I was amazed. She had no arms. She was so happy.
This is why I love working with children.
She was born without arms. She never had them, so she never missed them. Life was great without arms.
When adults have arms, then lose them, they remember what they can no longer do. They can no longer play the guitar, or open jars the way they used to. They have to learn a new way. Not only is there a physical battle going on, but a mental one as well. Depression sets in. There is so much looking back with adults. What they’ve lost versus what they never had.
So, which is better: losing something or never having it?
I would argue that both circumstances can be turned into something wonderful.
If we have something that is valuable to us: a child, eyesight, a car, kidneys that work, a loving husband, a warm house- be grateful, daily. If we never had the aforementioned blessings, life is indeed harder and may involve external resources such as dialysis, a seeing eye-dog, a homeless shelter, the government. These external resources are also blessings and will help sustain life.
What this really boils down to is happiness and fulfillment. Could we be fulfilled and full of joy as a bilateral amputee? Could we be happy and love life as a burn victim?
In both circumstances, we can not only survive, but thrive. “Blessed are the poor in spirit, for theirs is the kingdom of heaven.” Matt 5:3. When we acknowledge that we can not do it on our own, when we dump our pride and ask God for His help, the kingdom of heaven is revealed to us, in us. We see changes in our attitudes, in our minds and we no longer look longingly to the past, but enjoy the present and look forward to the future. We can thrive if we have it all, or if we have very little. It’s all attitude.
Can one be happy and homeless? Can one be merry with malignancy?

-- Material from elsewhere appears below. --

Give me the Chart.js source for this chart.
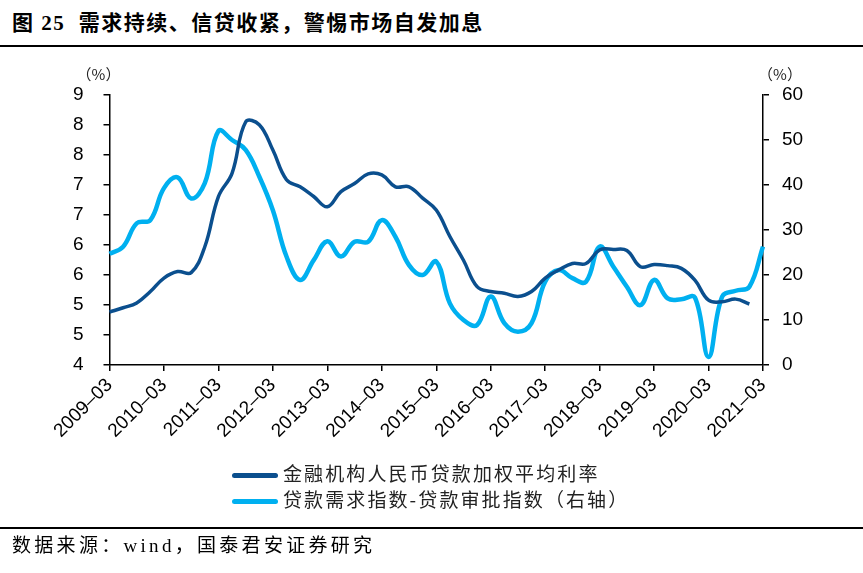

By ourselves, we are prone to looking at the glass as half empty, prone to looking at imperfections and flaws. Prone to depression, competitiveness and jealously. But if we have God’s spirit in our lives, we can rise above this. We don’t have to look at things the way the world sees it. “Don’t copy the behavior and customs of this world, but let God transform you into a new person by changing the way you think. Then you will learn to know God’s will for you, which is good and pleasing and perfect.” Romans 12:2
So, are you so full of love, joy, peace, patience, goodness, kindness, gentleness and faithfulness that it bubbles out of you. Or do you focus on what you don’t have with a victim mentality?
Be the best you that you can be with what you have.
“True happiness is to enjoy the present, without anxious dependence upon the future, not to amuse ourselves with either hopes or fears but to rest satisfied with what we have, which is sufficient, for he that is so wants nothing. The greatest blessings of mankind are within us and within our reach. A wise man is content with his lot, whatever it may be, without wishing for what he has not.”